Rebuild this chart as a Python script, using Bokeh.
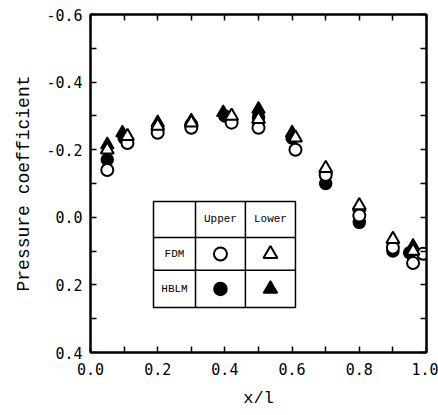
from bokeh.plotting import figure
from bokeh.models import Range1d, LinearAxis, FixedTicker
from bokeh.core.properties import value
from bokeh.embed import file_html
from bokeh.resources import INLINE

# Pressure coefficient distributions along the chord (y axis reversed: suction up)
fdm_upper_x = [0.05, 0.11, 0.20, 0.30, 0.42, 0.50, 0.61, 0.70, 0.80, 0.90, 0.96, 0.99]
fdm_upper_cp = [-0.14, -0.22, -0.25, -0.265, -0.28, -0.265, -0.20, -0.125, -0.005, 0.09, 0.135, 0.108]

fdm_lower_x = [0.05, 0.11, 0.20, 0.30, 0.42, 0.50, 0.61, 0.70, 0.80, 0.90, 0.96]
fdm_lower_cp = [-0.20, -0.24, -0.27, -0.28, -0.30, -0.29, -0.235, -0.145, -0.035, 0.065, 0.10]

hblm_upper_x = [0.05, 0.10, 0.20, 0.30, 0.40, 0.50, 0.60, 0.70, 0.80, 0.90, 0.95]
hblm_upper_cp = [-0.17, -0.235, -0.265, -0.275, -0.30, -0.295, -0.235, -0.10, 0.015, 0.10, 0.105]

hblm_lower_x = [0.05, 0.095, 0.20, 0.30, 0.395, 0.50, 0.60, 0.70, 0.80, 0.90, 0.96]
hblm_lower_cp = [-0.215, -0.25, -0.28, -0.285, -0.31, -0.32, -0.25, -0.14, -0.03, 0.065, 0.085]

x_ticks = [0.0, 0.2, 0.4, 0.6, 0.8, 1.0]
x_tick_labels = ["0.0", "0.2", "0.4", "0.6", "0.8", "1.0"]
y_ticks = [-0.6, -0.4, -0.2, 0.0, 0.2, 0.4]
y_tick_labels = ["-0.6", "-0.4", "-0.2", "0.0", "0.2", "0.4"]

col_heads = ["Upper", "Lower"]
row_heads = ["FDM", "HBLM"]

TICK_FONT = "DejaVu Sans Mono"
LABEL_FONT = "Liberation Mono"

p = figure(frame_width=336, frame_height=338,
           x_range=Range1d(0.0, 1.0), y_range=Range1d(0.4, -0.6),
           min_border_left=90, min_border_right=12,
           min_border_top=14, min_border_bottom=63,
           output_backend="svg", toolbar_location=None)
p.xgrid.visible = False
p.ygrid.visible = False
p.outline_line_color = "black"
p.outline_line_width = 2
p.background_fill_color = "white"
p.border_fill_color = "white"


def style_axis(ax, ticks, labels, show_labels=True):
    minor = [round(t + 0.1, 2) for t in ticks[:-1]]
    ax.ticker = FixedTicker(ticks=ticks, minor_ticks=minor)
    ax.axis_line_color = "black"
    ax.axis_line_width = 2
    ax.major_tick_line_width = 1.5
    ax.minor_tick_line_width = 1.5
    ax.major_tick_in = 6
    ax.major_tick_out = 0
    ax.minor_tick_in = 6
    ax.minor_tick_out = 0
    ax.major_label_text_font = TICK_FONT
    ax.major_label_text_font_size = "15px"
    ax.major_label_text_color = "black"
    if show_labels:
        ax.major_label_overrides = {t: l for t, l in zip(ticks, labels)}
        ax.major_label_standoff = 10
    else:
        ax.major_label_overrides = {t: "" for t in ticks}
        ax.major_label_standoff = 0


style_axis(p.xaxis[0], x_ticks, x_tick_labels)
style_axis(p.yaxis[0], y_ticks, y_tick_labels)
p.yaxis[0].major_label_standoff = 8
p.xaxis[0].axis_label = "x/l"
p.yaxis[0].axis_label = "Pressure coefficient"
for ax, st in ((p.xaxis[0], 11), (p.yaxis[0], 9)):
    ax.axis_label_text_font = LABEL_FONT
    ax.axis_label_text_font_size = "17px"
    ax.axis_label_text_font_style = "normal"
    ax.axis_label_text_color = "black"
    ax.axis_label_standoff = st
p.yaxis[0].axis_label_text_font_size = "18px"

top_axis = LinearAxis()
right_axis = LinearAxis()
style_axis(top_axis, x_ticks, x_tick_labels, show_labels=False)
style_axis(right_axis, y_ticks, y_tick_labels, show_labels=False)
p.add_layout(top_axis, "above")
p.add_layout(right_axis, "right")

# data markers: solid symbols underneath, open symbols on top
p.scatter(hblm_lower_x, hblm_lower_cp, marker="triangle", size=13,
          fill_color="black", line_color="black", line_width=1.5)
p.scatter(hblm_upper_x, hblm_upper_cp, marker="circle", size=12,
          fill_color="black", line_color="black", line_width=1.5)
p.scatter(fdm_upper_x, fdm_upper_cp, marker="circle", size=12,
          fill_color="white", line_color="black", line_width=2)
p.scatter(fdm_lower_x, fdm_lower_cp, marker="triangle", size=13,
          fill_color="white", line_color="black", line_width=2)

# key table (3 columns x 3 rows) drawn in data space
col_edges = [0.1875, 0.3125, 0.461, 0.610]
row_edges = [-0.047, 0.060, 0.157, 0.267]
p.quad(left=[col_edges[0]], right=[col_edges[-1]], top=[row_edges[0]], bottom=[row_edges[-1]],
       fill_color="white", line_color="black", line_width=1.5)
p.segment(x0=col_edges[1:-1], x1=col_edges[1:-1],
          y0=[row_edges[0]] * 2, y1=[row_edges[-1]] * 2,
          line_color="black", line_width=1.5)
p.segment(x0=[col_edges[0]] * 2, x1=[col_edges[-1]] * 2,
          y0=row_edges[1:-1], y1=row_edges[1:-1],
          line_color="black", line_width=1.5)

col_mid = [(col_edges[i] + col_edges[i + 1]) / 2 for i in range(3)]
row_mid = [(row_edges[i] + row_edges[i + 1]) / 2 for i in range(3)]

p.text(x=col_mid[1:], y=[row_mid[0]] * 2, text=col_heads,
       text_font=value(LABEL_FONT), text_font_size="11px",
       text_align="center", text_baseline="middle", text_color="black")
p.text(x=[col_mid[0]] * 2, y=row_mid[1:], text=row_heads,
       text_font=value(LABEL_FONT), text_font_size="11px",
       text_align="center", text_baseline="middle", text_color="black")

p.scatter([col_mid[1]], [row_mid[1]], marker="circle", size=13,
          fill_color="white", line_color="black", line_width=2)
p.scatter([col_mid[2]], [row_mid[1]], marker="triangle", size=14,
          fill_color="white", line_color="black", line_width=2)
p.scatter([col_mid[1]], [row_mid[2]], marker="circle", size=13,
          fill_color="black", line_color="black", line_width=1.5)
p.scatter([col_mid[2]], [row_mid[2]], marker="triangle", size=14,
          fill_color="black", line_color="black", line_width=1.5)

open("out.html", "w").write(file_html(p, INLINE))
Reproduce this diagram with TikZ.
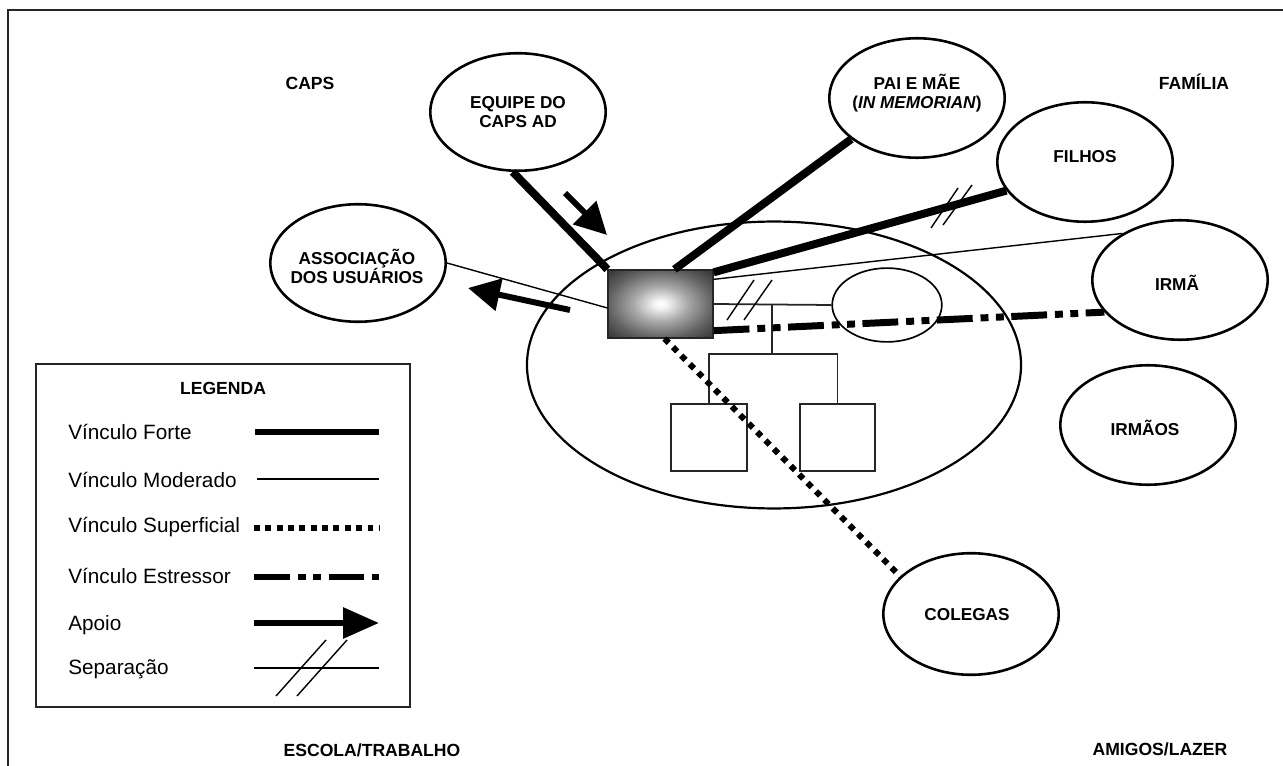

::::

## [What you need to do]
Which lines hold the word "this"? Show each one.

## [Exercise solution]
Rebuild this chart as a Python script, using Bokeh.
Reproduce this diagram with TikZ.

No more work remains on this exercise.